[Data extracted from a collection]

* BEGIN *

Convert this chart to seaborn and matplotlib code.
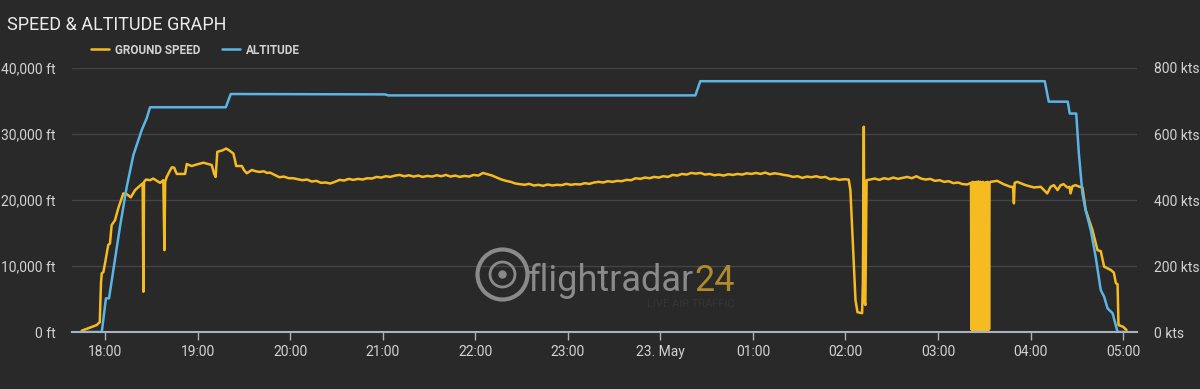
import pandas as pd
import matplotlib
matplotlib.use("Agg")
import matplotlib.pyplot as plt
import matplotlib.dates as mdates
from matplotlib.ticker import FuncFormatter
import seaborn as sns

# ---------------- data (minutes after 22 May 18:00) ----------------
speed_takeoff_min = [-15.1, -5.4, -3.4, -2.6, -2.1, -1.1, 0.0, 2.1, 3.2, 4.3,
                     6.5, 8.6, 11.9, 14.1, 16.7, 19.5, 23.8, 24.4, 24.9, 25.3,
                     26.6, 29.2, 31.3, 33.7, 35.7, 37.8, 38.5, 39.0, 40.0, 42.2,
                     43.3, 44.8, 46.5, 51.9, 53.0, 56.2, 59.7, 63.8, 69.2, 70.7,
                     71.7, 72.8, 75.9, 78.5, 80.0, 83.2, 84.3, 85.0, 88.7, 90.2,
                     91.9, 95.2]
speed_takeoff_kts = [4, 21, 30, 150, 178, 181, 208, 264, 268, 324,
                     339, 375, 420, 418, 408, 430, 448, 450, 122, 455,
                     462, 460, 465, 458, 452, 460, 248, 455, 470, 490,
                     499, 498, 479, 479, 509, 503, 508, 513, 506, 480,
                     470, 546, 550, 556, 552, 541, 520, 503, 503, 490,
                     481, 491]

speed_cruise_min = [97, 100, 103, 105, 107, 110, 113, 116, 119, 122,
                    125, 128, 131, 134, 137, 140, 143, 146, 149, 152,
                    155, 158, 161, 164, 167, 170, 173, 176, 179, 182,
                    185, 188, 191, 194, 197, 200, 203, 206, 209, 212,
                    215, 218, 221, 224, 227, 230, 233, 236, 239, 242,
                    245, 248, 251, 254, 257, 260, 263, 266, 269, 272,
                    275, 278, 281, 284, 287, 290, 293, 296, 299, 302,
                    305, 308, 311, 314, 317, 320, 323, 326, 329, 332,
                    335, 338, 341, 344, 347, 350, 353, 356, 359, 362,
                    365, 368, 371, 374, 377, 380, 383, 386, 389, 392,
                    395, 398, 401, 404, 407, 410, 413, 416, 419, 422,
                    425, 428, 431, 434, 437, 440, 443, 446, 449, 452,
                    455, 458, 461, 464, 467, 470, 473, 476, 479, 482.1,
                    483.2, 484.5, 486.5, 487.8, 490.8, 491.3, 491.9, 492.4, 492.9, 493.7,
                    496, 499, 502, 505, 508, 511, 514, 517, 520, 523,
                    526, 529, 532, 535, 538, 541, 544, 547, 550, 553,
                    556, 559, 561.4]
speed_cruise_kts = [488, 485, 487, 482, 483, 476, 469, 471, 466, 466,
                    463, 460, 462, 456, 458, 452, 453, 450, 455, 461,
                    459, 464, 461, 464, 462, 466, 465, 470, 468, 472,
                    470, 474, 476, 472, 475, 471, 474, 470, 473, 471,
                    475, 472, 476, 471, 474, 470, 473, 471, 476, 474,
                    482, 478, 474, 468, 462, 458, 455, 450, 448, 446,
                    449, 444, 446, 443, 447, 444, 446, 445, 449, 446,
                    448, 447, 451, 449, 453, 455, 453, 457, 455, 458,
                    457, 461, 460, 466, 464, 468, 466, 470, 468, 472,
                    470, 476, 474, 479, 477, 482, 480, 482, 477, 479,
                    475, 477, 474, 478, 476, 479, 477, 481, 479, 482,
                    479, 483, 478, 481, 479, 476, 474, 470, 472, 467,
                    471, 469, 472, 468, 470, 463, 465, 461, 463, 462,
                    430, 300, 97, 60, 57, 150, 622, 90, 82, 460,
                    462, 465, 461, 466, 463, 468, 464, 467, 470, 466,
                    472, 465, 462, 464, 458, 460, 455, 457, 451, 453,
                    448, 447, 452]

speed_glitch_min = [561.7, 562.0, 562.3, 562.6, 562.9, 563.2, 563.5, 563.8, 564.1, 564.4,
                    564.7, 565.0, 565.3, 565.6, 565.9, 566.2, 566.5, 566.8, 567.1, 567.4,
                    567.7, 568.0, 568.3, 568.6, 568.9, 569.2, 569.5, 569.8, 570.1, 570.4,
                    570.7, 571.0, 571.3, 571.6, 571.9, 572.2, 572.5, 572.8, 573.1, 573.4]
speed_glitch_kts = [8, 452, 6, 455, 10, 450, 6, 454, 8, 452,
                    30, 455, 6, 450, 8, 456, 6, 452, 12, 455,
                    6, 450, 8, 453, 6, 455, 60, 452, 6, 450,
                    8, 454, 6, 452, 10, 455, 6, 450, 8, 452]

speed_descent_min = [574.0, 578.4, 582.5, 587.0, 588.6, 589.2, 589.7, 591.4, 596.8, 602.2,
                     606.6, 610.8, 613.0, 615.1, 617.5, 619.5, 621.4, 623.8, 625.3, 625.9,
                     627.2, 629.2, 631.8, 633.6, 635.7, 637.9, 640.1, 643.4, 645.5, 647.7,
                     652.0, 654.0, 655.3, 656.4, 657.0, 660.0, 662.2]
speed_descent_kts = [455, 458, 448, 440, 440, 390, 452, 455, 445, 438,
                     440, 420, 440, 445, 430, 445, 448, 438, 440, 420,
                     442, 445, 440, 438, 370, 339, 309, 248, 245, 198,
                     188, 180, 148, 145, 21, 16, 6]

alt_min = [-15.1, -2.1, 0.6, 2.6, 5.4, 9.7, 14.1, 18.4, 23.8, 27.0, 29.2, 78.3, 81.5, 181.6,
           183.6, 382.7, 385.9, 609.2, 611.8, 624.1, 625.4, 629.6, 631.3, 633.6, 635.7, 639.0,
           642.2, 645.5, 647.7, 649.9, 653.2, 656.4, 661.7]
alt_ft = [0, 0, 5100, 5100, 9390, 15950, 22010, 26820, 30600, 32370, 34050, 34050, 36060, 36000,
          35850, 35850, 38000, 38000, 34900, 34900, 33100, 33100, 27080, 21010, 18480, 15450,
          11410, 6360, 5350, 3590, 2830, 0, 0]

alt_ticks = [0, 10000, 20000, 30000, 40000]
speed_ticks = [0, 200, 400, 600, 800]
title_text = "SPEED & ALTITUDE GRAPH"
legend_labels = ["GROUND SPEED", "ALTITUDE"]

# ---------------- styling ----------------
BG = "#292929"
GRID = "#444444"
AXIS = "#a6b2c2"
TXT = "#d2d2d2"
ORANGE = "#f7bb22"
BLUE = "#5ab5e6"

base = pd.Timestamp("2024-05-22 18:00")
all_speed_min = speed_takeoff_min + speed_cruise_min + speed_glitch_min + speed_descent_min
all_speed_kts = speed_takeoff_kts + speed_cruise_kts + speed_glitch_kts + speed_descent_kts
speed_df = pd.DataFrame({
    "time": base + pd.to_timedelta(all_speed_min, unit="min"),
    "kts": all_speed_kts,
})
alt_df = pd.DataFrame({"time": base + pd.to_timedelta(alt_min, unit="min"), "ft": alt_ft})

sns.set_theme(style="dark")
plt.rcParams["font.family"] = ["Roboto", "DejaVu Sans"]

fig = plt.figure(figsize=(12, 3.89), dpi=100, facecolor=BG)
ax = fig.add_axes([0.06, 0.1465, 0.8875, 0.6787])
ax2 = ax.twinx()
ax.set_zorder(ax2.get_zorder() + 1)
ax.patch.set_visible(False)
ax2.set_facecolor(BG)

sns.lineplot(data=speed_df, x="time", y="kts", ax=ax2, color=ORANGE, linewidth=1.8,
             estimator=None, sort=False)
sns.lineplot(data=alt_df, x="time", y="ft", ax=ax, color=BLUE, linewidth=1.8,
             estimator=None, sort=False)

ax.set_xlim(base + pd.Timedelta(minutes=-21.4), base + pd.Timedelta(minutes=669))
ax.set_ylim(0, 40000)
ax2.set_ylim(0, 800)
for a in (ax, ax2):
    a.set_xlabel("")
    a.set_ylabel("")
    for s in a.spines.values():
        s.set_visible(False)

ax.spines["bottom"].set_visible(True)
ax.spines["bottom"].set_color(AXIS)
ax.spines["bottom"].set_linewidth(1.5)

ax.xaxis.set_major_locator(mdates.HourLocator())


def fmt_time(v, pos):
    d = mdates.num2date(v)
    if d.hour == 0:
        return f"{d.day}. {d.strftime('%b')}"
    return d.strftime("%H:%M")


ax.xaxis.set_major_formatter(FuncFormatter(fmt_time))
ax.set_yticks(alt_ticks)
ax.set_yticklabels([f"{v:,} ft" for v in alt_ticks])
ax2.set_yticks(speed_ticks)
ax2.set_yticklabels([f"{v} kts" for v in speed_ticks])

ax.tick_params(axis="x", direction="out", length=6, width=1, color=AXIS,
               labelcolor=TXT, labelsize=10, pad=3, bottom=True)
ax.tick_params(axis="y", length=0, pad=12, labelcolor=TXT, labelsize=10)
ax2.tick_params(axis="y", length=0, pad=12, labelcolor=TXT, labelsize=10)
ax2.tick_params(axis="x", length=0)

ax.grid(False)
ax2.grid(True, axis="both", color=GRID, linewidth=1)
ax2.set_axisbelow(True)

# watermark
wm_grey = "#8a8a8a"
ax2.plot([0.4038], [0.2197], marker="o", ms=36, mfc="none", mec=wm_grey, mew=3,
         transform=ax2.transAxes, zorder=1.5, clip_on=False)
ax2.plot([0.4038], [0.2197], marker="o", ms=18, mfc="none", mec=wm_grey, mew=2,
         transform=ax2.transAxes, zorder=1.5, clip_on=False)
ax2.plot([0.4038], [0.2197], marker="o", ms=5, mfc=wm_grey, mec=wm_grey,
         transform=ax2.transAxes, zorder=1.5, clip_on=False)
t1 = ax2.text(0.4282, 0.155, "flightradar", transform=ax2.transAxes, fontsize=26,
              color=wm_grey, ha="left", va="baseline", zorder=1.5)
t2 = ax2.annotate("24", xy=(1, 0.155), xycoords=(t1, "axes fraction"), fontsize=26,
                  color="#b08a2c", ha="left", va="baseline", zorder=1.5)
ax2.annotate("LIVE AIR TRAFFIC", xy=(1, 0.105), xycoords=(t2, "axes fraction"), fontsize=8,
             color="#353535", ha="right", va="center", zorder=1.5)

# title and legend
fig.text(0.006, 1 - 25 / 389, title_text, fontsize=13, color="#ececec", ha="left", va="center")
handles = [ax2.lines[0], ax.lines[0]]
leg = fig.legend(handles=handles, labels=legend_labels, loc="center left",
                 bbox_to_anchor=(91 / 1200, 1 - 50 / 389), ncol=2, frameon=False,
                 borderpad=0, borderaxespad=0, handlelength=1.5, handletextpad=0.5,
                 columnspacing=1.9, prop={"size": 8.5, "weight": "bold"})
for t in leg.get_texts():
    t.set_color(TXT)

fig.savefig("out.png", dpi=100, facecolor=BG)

* END *
* BEGIN *

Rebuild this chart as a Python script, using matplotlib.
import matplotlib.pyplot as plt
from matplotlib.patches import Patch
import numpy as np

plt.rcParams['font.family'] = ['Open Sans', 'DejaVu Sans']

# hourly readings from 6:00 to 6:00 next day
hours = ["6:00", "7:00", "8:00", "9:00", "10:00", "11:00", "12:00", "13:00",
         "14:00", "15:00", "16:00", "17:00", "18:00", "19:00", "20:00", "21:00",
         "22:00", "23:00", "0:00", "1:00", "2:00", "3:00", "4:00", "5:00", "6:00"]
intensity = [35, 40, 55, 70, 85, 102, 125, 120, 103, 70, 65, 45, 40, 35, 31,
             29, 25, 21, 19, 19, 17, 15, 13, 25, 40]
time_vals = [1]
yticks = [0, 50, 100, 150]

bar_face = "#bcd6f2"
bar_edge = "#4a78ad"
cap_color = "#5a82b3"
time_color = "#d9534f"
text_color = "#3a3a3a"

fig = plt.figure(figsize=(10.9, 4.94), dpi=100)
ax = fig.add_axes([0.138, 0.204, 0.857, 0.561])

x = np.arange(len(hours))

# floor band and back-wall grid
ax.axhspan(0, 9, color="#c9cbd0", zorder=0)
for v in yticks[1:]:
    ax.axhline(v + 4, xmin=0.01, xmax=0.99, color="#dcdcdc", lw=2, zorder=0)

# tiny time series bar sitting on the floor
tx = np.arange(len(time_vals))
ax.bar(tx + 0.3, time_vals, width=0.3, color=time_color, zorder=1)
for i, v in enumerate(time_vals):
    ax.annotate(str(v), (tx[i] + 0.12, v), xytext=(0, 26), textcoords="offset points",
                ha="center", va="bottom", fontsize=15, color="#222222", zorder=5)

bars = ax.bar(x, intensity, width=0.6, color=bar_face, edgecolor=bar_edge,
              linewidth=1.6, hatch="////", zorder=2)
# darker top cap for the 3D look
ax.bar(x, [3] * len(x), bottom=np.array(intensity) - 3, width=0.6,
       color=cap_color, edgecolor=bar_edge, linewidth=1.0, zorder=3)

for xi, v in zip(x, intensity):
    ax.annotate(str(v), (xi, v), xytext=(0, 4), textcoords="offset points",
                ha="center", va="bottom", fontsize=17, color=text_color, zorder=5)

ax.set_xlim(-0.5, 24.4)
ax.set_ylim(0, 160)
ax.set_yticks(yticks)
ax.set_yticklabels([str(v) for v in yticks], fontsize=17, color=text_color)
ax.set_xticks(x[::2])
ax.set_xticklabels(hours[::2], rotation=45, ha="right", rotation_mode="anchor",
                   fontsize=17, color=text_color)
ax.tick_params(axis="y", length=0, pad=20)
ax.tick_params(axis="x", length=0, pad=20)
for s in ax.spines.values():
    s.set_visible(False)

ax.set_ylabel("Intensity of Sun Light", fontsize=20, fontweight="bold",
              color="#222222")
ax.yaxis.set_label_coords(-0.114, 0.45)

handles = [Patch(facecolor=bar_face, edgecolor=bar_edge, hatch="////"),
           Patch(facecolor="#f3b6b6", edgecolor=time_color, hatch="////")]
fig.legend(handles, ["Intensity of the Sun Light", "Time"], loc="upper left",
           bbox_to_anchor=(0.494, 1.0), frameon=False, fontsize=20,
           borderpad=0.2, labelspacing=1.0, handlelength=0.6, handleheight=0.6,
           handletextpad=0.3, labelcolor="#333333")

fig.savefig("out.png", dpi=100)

* END *

• [Written instruction]
Starting at the line containing "Convert this chart" and stopping after the line containing "import seaborn as sns", give the lines again exactly and leave out every image.

• [Solution to this exercise]
Convert this chart to seaborn and matplotlib code.
import pandas as pd
import matplotlib
matplotlib.use("Agg")
import matplotlib.pyplot as plt
import matplotlib.dates as mdates
from matplotlib.ticker import FuncFormatter
import seaborn as sns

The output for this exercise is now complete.